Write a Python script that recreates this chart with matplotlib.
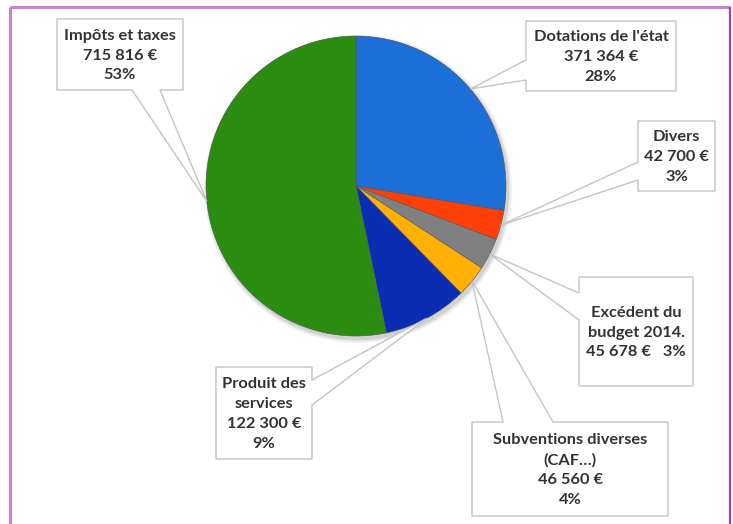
import matplotlib
matplotlib.use("Agg")
import matplotlib.pyplot as plt
from matplotlib.patches import Polygon, Circle
import numpy as np

# ---- data ----
categories = ["Dotations de l'état", "Divers", "Excédent du budget 2014.",
              "Subventions diverses (CAF…)", "Produit des services", "Impôts et taxes"]
values = [371364, 42700, 45678, 46560, 122300, 715816]
value_labels = ["371 364 €", "42 700 €", "45 678 €", "46 560 €", "122 300 €", "715 816 €"]
pct_labels = ["28%", "3%", "3%", "4%", "9%", "53%"]
label_texts = [
    "Dotations de l'état\n371 364 €\n28%",
    "Divers\n42 700 €\n3%",
    "Excédent du\nbudget 2014.\n45 678 €   3%",
    "Subventions diverses\n(CAF…)\n46 560 €\n4%",
    "Produit des\nservices\n122 300 €\n9%",
    "Impôts et taxes\n715 816 €\n53%",
]
colors = ["#1b6fd6", "#ff3f08", "#808080", "#ffb000", "#0b2db3", "#2a8c10"]

# ---- layout (pixel coords of the 733x524 canvas) ----
W, H = 733, 524
center = (356, 186)
radius = 150
boxes = [
    ((526, 21, 676, 91), "left", (60, 80)),
    ((638, 121, 715, 191), "left", (162, 180)),
    ((579, 277, 693, 386), "left", (293, 320)),
    ((472, 422, 668, 516), "top", (503, 553)),
    ((216, 367, 312, 459), "right", (380, 405)),
    ((57, 19, 183, 90), "bottom", (132, 160)),
]

fig = plt.figure(figsize=(W / 100, H / 100), dpi=100)
ax = fig.add_axes([0, 0, 1, 1])

# soft shadow
for i, a in enumerate([0.05, 0.06, 0.08]):
    ax.add_patch(Circle((center[0] + 2, center[1] + 3), radius + 4 - i * 1.5,
                        facecolor="#000000", alpha=a, edgecolor="none", zorder=1))

wedges, _ = ax.pie(values, colors=colors, startangle=-90, counterclock=True,
                   center=center, radius=radius, frame=True,
                   wedgeprops=dict(linewidth=0.4, edgecolor="#555555"))
for w in wedges:
    w.set_zorder(2)
ax.set_xlim(0, W)
ax.set_ylim(H, 0)
ax.set_aspect("equal")
ax.axis("off")

def edge_points(box, side, att):
    x0, y0, x1, y1 = box
    if side == "left":
        return [(x0, att[0]), (x0, att[1])]
    if side == "right":
        return [(x1, att[0]), (x1, att[1])]
    if side == "top":
        return [(att[0], y0), (att[1], y0)]
    return [(att[0], y1), (att[1], y1)]

for w, txt, (box, side, att) in zip(wedges, label_texts, boxes):
    mid = np.deg2rad((w.theta1 + w.theta2) / 2)
    tip = (center[0] + radius * np.cos(mid), center[1] + radius * np.sin(mid))
    x0, y0, x1, y1 = box
    p1, p2 = edge_points(box, side, att)
    if side == "left":
        pts = [(x0, y0), (x1, y0), (x1, y1), (x0, y1), p2, tip, p1]
    elif side == "right":
        pts = [(x0, y0), (x1, y0), p1, tip, p2, (x1, y1), (x0, y1)]
    elif side == "top":
        pts = [(x0, y0), p1, tip, p2, (x1, y0), (x1, y1), (x0, y1)]
    else:
        pts = [(x0, y0), (x1, y0), (x1, y1), p2, tip, p1, (x0, y1)]
    ax.add_patch(Polygon(pts, closed=True, facecolor="white", edgecolor="#c4c4c4",
                         linewidth=1.0, zorder=5))
    ax.text((x0 + x1) / 2, (y0 + y1) / 2 + 1, txt, ha="center", va="center",
            fontsize=11.8, fontweight="bold", family=["Lato", "DejaVu Sans"],
            color="#333333", linespacing=1.52, zorder=6)

# purple frame
fc = "#c486c8"
ax.plot([10, 10], [7, H], color=fc, lw=2.2, solid_capstyle="butt", zorder=10)
ax.plot([10, 730], [7, 7], color=fc, lw=2.2, solid_capstyle="butt", zorder=10)
ax.plot([730, 730], [7, H], color="#a040b0", lw=1.6, solid_capstyle="butt", zorder=10)

fig.savefig("out.png", dpi=100)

********************

# [WHAT THE TASK ASKS]
In your copy, leave out the pictures and reproduce the material above exactly.

# [FINAL ANSWER]
Write a Python script that recreates this chart with matplotlib.
import matplotlib
matplotlib.use("Agg")
import matplotlib.pyplot as plt
from matplotlib.patches import Polygon, Circle
import numpy as np

# ---- data ----
categories = ["Dotations de l'état", "Divers", "Excédent du budget 2014.",
              "Subventions diverses (CAF…)", "Produit des services", "Impôts et taxes"]
values = [371364, 42700, 45678, 46560, 122300, 715816]
value_labels = ["371 364 €", "42 700 €", "45 678 €", "46 560 €", "122 300 €", "715 816 €"]
pct_labels = ["28%", "3%", "3%", "4%", "9%", "53%"]
label_texts = [
    "Dotations de l'état\n371 364 €\n28%",
    "Divers\n42 700 €\n3%",
    "Excédent du\nbudget 2014.\n45 678 €   3%",
    "Subventions diverses\n(CAF…)\n46 560 €\n4%",
    "Produit des\nservices\n122 300 €\n9%",
    "Impôts et taxes\n715 816 €\n53%",
]
colors = ["#1b6fd6", "#ff3f08", "#808080", "#ffb000", "#0b2db3", "#2a8c10"]

# ---- layout (pixel coords of the 733x524 canvas) ----
W, H = 733, 524
center = (356, 186)
radius = 150
boxes = [
    ((526, 21, 676, 91), "left", (60, 80)),
    ((638, 121, 715, 191), "left", (162, 180)),
    ((579, 277, 693, 386), "left", (293, 320)),
    ((472, 422, 668, 516), "top", (503, 553)),
    ((216, 367, 312, 459), "right", (380, 405)),
    ((57, 19, 183, 90), "bottom", (132, 160)),
]

fig = plt.figure(figsize=(W / 100, H / 100), dpi=100)
ax = fig.add_axes([0, 0, 1, 1])

# soft shadow
for i, a in enumerate([0.05, 0.06, 0.08]):
    ax.add_patch(Circle((center[0] + 2, center[1] + 3), radius + 4 - i * 1.5,
                        facecolor="#000000", alpha=a, edgecolor="none", zorder=1))

wedges, _ = ax.pie(values, colors=colors, startangle=-90, counterclock=True,
                   center=center, radius=radius, frame=True,
                   wedgeprops=dict(linewidth=0.4, edgecolor="#555555"))
for w in wedges:
    w.set_zorder(2)
ax.set_xlim(0, W)
ax.set_ylim(H, 0)
ax.set_aspect("equal")
ax.axis("off")

def edge_points(box, side, att):
    x0, y0, x1, y1 = box
    if side == "left":
        return [(x0, att[0]), (x0, att[1])]
    if side == "right":
        return [(x1, att[0]), (x1, att[1])]
    if side == "top":
        return [(att[0], y0), (att[1], y0)]
    return [(att[0], y1), (att[1], y1)]

for w, txt, (box, side, att) in zip(wedges, label_texts, boxes):
    mid = np.deg2rad((w.theta1 + w.theta2) / 2)
    tip = (center[0] + radius * np.cos(mid), center[1] + radius * np.sin(mid))
    x0, y0, x1, y1 = box
    p1, p2 = edge_points(box, side, att)
    if side == "left":
        pts = [(x0, y0), (x1, y0), (x1, y1), (x0, y1), p2, tip, p1]
    elif side == "right":
        pts = [(x0, y0), (x1, y0), p1, tip, p2, (x1, y1), (x0, y1)]
    elif side == "top":
        pts = [(x0, y0), p1, tip, p2, (x1, y0), (x1, y1), (x0, y1)]
    else:
        pts = [(x0, y0), (x1, y0), (x1, y1), p2, tip, p1, (x0, y1)]
    ax.add_patch(Polygon(pts, closed=True, facecolor="white", edgecolor="#c4c4c4",
                         linewidth=1.0, zorder=5))
    ax.text((x0 + x1) / 2, (y0 + y1) / 2 + 1, txt, ha="center", va="center",
            fontsize=11.8, fontweight="bold", family=["Lato", "DejaVu Sans"],
            color="#333333", linespacing=1.52, zorder=6)

# purple frame
fc = "#c486c8"
ax.plot([10, 10], [7, H], color=fc, lw=2.2, solid_capstyle="butt", zorder=10)
ax.plot([10, 730], [7, 7], color=fc, lw=2.2, solid_capstyle="butt", zorder=10)
ax.plot([730, 730], [7, H], color="#a040b0", lw=1.6, solid_capstyle="butt", zorder=10)

fig.savefig("out.png", dpi=100)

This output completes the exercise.